Price wars are no fun for any of the players in a given market, just ask the airline
industry. But reading this article on BusinessWeek today, "Dell: Burned by a fire sale" gives rise to an interesting conundrum – who exactly is Dell competing with in their push to discount their boxes? Surely not their own customers?
According to the analysis, Dell has three key issues hampering it’s continued growth –
- Eroding market share, both globally and in the US, apparently the first time in memory of the analysts (but we won’t go there).
- Spending to increase customer support facilities undermining the revenues from deeply discounted sales
- Lack of differentation in their physical product – i.e. their design sucks and has no appeal
Interestingly enough, HP and Acer have been pointed out as increasing market share in the same time period. This seems reminiscent to me of the four year dip that Hoover showed in vacuum cleaner sales that mirrored Dyson’s rise in the same timeframe. Particularly when I know that the Acer I bought this past christmas just leapt out at me visually in the store.
It would be interesting to observe again in a year’s time where Dell is at, against HP and Acer, if the two continue their strides in incorporating design as a strategic tool. Just in the past few months, Acer has won numerous Red Dot design awards for a range of it’s products and HP’s launched a design driven marketing and branding initiative – "The Computer is Personal again".
It’s the second point that makes me wonder about a) Dell’s cost leadership strategy and b) the vicious cycle they seem to find themselves in. To quote the BW article,
Additionally, Dell is spending heavily to bulk up its technical-support and customer-service operations. For instance, it’s hiring more workers at call centers. While that spending may help attract and retain customers over the long run, it’s also eating into Dell’s bottom line.
Dell says the pricing strategy will help boost future revenue growth. During the quarter, "we continued to execute on our strategy to reinvigorate growth by making investments in our support infrastructure and product quality and by accelerating pricing adjustments," Dell CEO Kevin Rollins said in a statement.
The trouble for Dell is that unit volumes aren’t compensating for price reductions. Besides hurting Dell’s sales and profit, sluggish unit growth is also eroding market share, another key measure of overall health.
It was noted that Dell doesn’t have cost leadership anymore either, competitively, as Acer and HP among others, are noted to have been able to compete on value as well. So, why the continued push on discounting? Is it the GM way to success and increased revenue? Obviously not, and neither are the other players joining in to lead on price alone, each of them focusing on increasing topline growth through offering better designed products better suited to their customers.
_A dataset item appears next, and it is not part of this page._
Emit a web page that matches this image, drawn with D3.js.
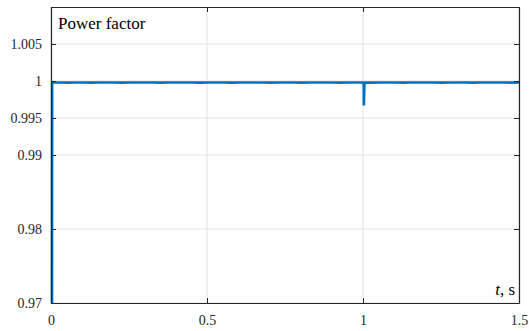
<!DOCTYPE html>
<html lang="en">
  <head>
    <meta charset="UTF-8" />
    <title>Power factor</title>
    <script src="https://d3js.org/d3.v7.min.js"></script>
    <style>
      body {
        margin: 0;
        background: #fff;
      }
      svg text {
        font-family: "Liberation Serif", "Times New Roman", Times, "DejaVu Serif", serif;
      }
    </style>
  </head>
  <body>
    <script>
      // Time samples (s) and power factor values
      const timeValues = [
        0, 0.0005, 0.025, 0.05, 0.075, 0.1, 0.125, 0.15, 0.175, 0.2, 0.225,
        0.25, 0.275, 0.3, 0.325, 0.35, 0.375, 0.4, 0.425, 0.45, 0.475, 0.5,
        0.525, 0.55, 0.575, 0.6, 0.625, 0.65, 0.675, 0.7, 0.725, 0.75, 0.775,
        0.8, 0.825, 0.85, 0.875, 0.9, 0.925, 0.95, 0.975, 0.999, 0.9995,
        1.0015, 1.003, 1.025, 1.05, 1.075, 1.1, 1.125, 1.15, 1.175, 1.2,
        1.225, 1.25, 1.275, 1.3, 1.325, 1.35, 1.375, 1.4, 1.425, 1.45, 1.475,
        1.5
      ];
      const pfValues = [
        0.965, 0.9998, 0.9998, 0.99978, 0.9998, 0.9998, 0.99978, 0.9998,
        0.9998, 0.9998, 0.99978, 0.9998, 0.9998, 0.9998, 0.9998, 0.99978,
        0.9998, 0.9998, 0.9998, 0.9998, 0.99978, 0.9998, 0.9998, 0.9998,
        0.99978, 0.9998, 0.9998, 0.9998, 0.9998, 0.99978, 0.9998, 0.9998,
        0.9998, 0.99978, 0.9998, 0.9998, 0.9998, 0.9998, 0.99978, 0.9998,
        0.9998, 0.9998, 0.9967, 0.9998, 0.9998, 0.99978, 0.9998, 0.9998,
        0.9998, 0.99978, 0.9998, 0.9998, 0.9998, 0.9998, 0.99978, 0.9998,
        0.9998, 0.9998, 0.99978, 0.9998, 0.9998, 0.9998, 0.9998, 0.99978,
        0.9998
      ];
      const xTicks = [0, 0.5, 1, 1.5];
      const xTickLabels = ["0", "0.5", "1", "1.5"];
      const yTicks = [0.97, 0.98, 0.99, 0.995, 1, 1.005];
      const yTickLabels = ["0.97", "0.98", "0.99", "0.995", "1", "1.005"];

      const width = 529;
      const height = 331;
      const margin = { top: 7, right: 10, bottom: 28, left: 51 };
      const innerW = width - margin.left - margin.right;
      const innerH = height - margin.top - margin.bottom;
      const fontStack = '"Liberation Serif", "Times New Roman", Times, "DejaVu Serif", serif';

      const svg = d3
        .select("body")
        .append("svg")
        .attr("width", width)
        .attr("height", height);

      const x = d3.scaleLinear().domain([0, 1.5]).range([0, innerW]);
      const y = d3.scaleLinear().domain([0.97, 1.01]).range([innerH, 0]);

      const g = svg
        .append("g")
        .attr("transform", `translate(${margin.left},${margin.top})`);

      // Grid lines
      g.selectAll(".gx")
        .data(xTicks)
        .join("line")
        .attr("x1", (d) => x(d))
        .attr("x2", (d) => x(d))
        .attr("y1", 0)
        .attr("y2", innerH)
        .attr("stroke", "#e3e3e3")
        .attr("stroke-width", 1);
      g.selectAll(".gy")
        .data(yTicks)
        .join("line")
        .attr("x1", 0)
        .attr("x2", innerW)
        .attr("y1", (d) => y(d))
        .attr("y2", (d) => y(d))
        .attr("stroke", "#e3e3e3")
        .attr("stroke-width", 1);

      // Data line
      const data = timeValues.map((t, i) => ({ t: t, v: pfValues[i] }));
      g.append("clipPath")
        .attr("id", "clip")
        .append("rect")
        .attr("x", -2)
        .attr("y", 0)
        .attr("width", innerW + 4)
        .attr("height", innerH);
      g.append("path")
        .datum(data)
        .attr("clip-path", "url(#clip)")
        .attr("fill", "none")
        .attr("stroke", "#0072BD")
        .attr("stroke-width", 2.6)
        .attr(
          "d",
          d3
            .line()
            .x((d) => x(d.t) + 1)
            .y((d) => y(d.v))
        );

      // Axes (MATLAB-style box with inward ticks)
      const axisColor = "#262626";
      const axisB = d3
        .axisBottom(x)
        .tickValues(xTicks)
        .tickSizeInner(-5)
        .tickSizeOuter(0)
        .tickPadding(12)
        .tickFormat((d, i) => xTickLabels[i]);
      const axisL = d3
        .axisLeft(y)
        .tickValues(yTicks)
        .tickSizeInner(-5)
        .tickSizeOuter(0)
        .tickPadding(9)
        .tickFormat((d, i) => yTickLabels[i]);
      const axisT = d3.axisTop(x).tickValues(xTicks).tickSizeInner(-5).tickSizeOuter(0).tickFormat("");
      const axisR = d3.axisRight(y).tickValues(yTicks).tickSizeInner(-5).tickSizeOuter(0).tickFormat("");

      const styleAxis = (sel) => {
        sel.attr("font-family", fontStack).attr("font-size", 14);
        sel.selectAll("path").attr("stroke", axisColor).attr("stroke-width", 1.2);
        sel.selectAll("line").attr("stroke", axisColor);
        sel.selectAll("text").attr("fill", "#262626");
      };

      g.append("g").attr("transform", `translate(0,${innerH})`).call(axisB).call(styleAxis);
      g.append("g").call(axisL).call(styleAxis);
      g.append("g").call(axisT).call(styleAxis);
      g.append("g").attr("transform", `translate(${innerW},0)`).call(axisR).call(styleAxis);

      // Labels
      g.append("text")
        .attr("x", 7)
        .attr("y", 22)
        .attr("fill", "#000")
        .attr("font-family", fontStack)
        .attr("font-size", 17)
        .text("Power factor");

      const tl = g
        .append("text")
        .attr("x", innerW - 4)
        .attr("y", innerH - 8)
        .attr("text-anchor", "end")
        .attr("fill", "#000")
        .attr("font-family", fontStack)
        .attr("font-size", 17);
      tl.append("tspan").attr("font-style", "italic").text("t");
      tl.append("tspan").text(", s");
    </script>
  </body>
</html>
I’ve written earlier about strategy and operational effectiveness, particularly about Apple’s choice of releasing new and fresh designs every so often. Design, in and of itself, of a product, is also an element of operational effectiveness. The key difference however, is that design adds value, even when pursued as a tactic within an overarching corporate strategy. Cutting your prices doesn’t. Carlos Ghosn’s famous keynote speech at the NYC Auto Show reiterated this for the automobile industry, perhaps it’s time for Dell to listen.
Ironically, they purchased Alienware, for their designcentric high end gaming machines, but allowed that pr opportunity to lapse. If at that point, they’d made a noise about integrating design, something that analysts were expecting at that time,
Rebecca Runkle of Morgan Stanley said the Alienware deal was evidence that Dell was making "the right investments".
design and hip branding are two important factors in the high-end
consumer and gaming PC segments and, quite frankly, Dell lacks in both
these areas," she said.
perhaps the news media would be willing to give them the time to recoup and reorganize in order to respond to changes in the market instead of predicting doom and gloom as they seem to be doing so.
It also makes me wonder whether we’ve reached the point of being unable to compete on price alone for a range of products. Whether there is a trend in a product’s lifecycle to undergo being a commodity before being branded once more? After all, even the number one cost leadership player is looking at stores that encourage higher margin purchases.